The cabinet approved the bill on February 16. It is part of a broader legislative proposal to increase Japan’s industrial competitiveness.
It includes measures such as tax incentives and financial support aimed at strategic sectors such as electric vehicles, green technologies and semiconductors. The proposal will now be debated in the Diet, Japan’s national legislature, during its 213th regular session.
Crypto in investment strategies
Firstly, the bill aims to stimulate business creation and strategic investments in various sectors, including technology and green energy.
Under the new legislation, investment companies, which play an important role in private equity, venture capital and real estate investments, will now include crypto in their portfolios.

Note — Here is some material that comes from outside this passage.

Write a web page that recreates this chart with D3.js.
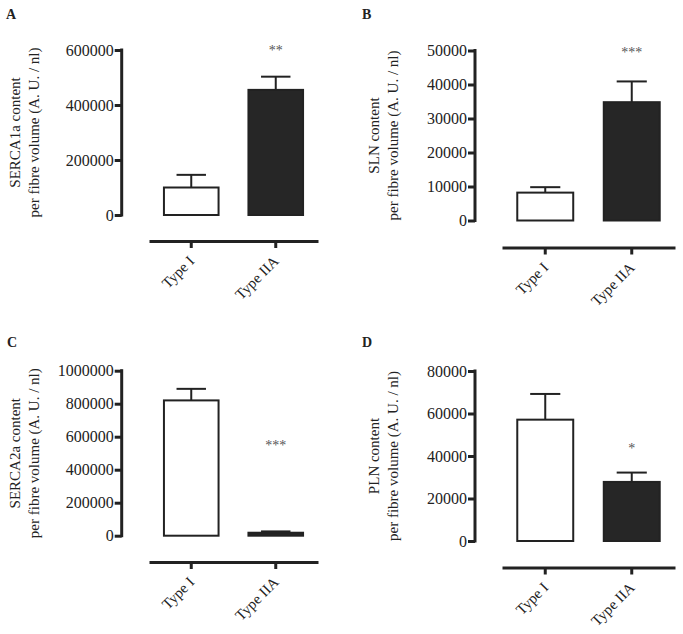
<!DOCTYPE html>
<html>
<head>
<meta charset="utf-8">
<script src="https://cdn.jsdelivr.net/npm/d3@7"></script>
<style>
  html, body { margin: 0; padding: 0; background: #fff; }
  svg { display: block; }
  svg text { font-family: "Liberation Serif", "Times New Roman", serif; }
</style>
</head>
<body>
<svg id="chart" width="683" height="634"></svg>
<script>
// ---------- data ----------
const categories = ["Type I", "Type IIA"];
const panelLetters = ["A", "B", "C", "D"];
const yLabelLine1 = ["SERCA1a content", "SLN content", "SERCA2a content", "PLN content"];
const yLabelLine2 = "per fibre volume (A. U. / nl)";

const serca1aMean = [100000, 455000];
const serca1aErr  = [46000, 48000];
const slnMean     = [8200, 34800];
const slnErr      = [1600, 6100];
const serca2aMean = [820000, 18000];
const serca2aErr  = [70000, 8000];
const plnMean     = [57100, 27800];
const plnErr      = [12100, 4400];

const yMax      = [600000, 50000, 1000000, 80000];
const yTickStep = [200000, 10000, 200000, 20000];
const sigLabels = ["**", "***", "***", "*"];
const sigValue  = [612000, 50500, 570000, 45000]; // y level (data units) of the asterisks

const means = [serca1aMean, slnMean, serca2aMean, plnMean];
const errs  = [serca1aErr, slnErr, serca2aErr, plnErr];

// ---------- layout ----------
const layout = [
  { ax: 121.7, top: 50,    bottom: 215,   xLineY: 241,   xr: [149, 318], lab1: 20,  lab2: 39,  letter: [6, 19] },
  { ax: 475,   top: 50.5,  bottom: 220.5, xLineY: 247.5, xr: [502, 675], lab1: 379, lab2: 398, letter: [362, 19] },
  { ax: 121.7, top: 370.7, bottom: 535.7, xLineY: 562,   xr: [149, 318], lab1: 20,  lab2: 39,  letter: [7, 347] },
  { ax: 475,   top: 371,   bottom: 541,   xLineY: 567.5, xr: [502, 675], lab1: 379, lab2: 398, letter: [362, 347] }
];
const fillColors = ["#ffffff", "#262626"];
const ink = "#222";
const fontSize = 15;
const tickFont = 16;

const svg = d3.select("#chart");

layout.forEach((L, i) => {
  const g = svg.append("g");

  const y = d3.scaleLinear().domain([0, yMax[i]]).range([L.bottom, L.top]);
  const x = d3.scaleBand().domain(categories).range(L.xr)
    .paddingInner(0.33).paddingOuter(0.165);

  // panel letter
  g.append("text")
    .attr("x", L.letter[0]).attr("y", L.letter[1])
    .attr("font-size", 14).attr("font-weight", "bold").attr("fill", ink)
    .text(panelLetters[i]);

  // y axis
  const ticks = d3.range(0, yMax[i] + 1, yTickStep[i]);
  const yAxis = g.append("g")
    .attr("transform", `translate(${L.ax},0)`)
    .call(d3.axisLeft(y).tickValues(ticks).tickFormat(d3.format("d"))
      .tickSize(7).tickSizeOuter(0).tickPadding(1));
  yAxis.attr("font-family", null).attr("font-size", null);
  yAxis.select(".domain").attr("stroke", ink).attr("stroke-width", 3)
    .attr("d", `M0,${L.bottom + 1.5}V${L.top - 1.5}`);
  yAxis.selectAll(".tick line").attr("stroke", ink).attr("stroke-width", 3);
  yAxis.selectAll(".tick text").attr("fill", ink).style("font-size", tickFont + "px");

  // y label (two lines)
  const midY = (L.top + L.bottom) / 2;
  g.append("text")
    .attr("transform", `translate(${L.lab1},${midY}) rotate(-90)`)
    .attr("text-anchor", "middle").style("font-size", fontSize + "px").attr("fill", ink)
    .text(yLabelLine1[i]);
  g.append("text")
    .attr("transform", `translate(${L.lab2},${midY}) rotate(-90)`)
    .attr("text-anchor", "middle").style("font-size", fontSize + "px").attr("fill", ink)
    .text(yLabelLine2);

  // x axis (detached line below the plot), labels drawn rotated
  const xAxis = g.append("g")
    .attr("transform", `translate(0,${L.xLineY})`)
    .call(d3.axisBottom(x).tickSize(7).tickSizeOuter(0).tickFormat(""));
  xAxis.select(".domain").attr("stroke", ink).attr("stroke-width", 3);
  xAxis.selectAll(".tick line").attr("stroke", ink).attr("stroke-width", 3);

  g.append("g").selectAll("text").data(categories).join("text")
    .attr("transform", d => `translate(${x(d) + x.bandwidth() / 2 + 4},${L.xLineY + 21}) rotate(-45)`)
    .attr("text-anchor", "end")
    .style("font-size", fontSize + "px")
    .attr("fill", ink)
    .text(d => d);

  // bars
  const rows = categories.map((c, k) => ({ c, k, m: means[i][k], e: errs[i][k] }));

  // error bars (upper only)
  const eb = g.append("g");
  rows.forEach(r => {
    const cx = x(r.c) + x.bandwidth() / 2;
    const capW = x.bandwidth() * 0.52;
    eb.append("line")
      .attr("x1", cx).attr("x2", cx)
      .attr("y1", y(r.m)).attr("y2", y(r.m + r.e))
      .attr("stroke", ink).attr("stroke-width", 2);
    eb.append("line")
      .attr("x1", cx - capW / 2).attr("x2", cx + capW / 2)
      .attr("y1", y(r.m + r.e)).attr("y2", y(r.m + r.e))
      .attr("stroke", ink).attr("stroke-width", 2);
  });

  g.selectAll("rect.bar").data(rows).join("rect")
    .attr("class", "bar")
    .attr("x", d => x(d.c) + 1)
    .attr("width", x.bandwidth() - 2)
    .attr("y", d => y(d.m))
    .attr("height", d => y(0) - y(d.m))
    .attr("fill", d => fillColors[d.k])
    .attr("stroke", ink).attr("stroke-width", 2);

  // significance asterisks above Type IIA
  g.append("text")
    .attr("x", x(categories[1]) + x.bandwidth() / 2)
    .attr("y", y(sigValue[i]) + 8)
    .attr("text-anchor", "middle")
    .style("font-size", "14px").attr("fill", "#555")
    .text(sigLabels[i]);
});
</script>
</body>
</html>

The inclusion of digital assets is particularly notable given Japan’s historically cautious regulatory approach to the sector. By integrating crypto into legal investment frameworks, Japan aims to adapt its economic strategies to the digital age and position itself as an active participant in the global digital asset market.
The bill also introduces several initiatives to promote innovation and strategic investments.
Promoting innovation
The initiatives include support for domestic production in strategic sectors, an innovation box tax system to encourage the use of intellectual property, and the extension of the Industrial Innovation Investment Corporation (JIC)’s operations until March 2050.
In addition, the legislation introduces measures to support startups, including a flexible pool of stock options and improved cooperation between companies and universities through standardization and use of intellectual property.
With the parliamentary session running until June 23, 2024, there is a time frame within which the proposed legislation must be reviewed and potentially put into effect.
This legislative action is part of Japan’s broader strategy to increase economic growth through innovation, strategic investments and integration of digital technologies in the industrial and financial sectors.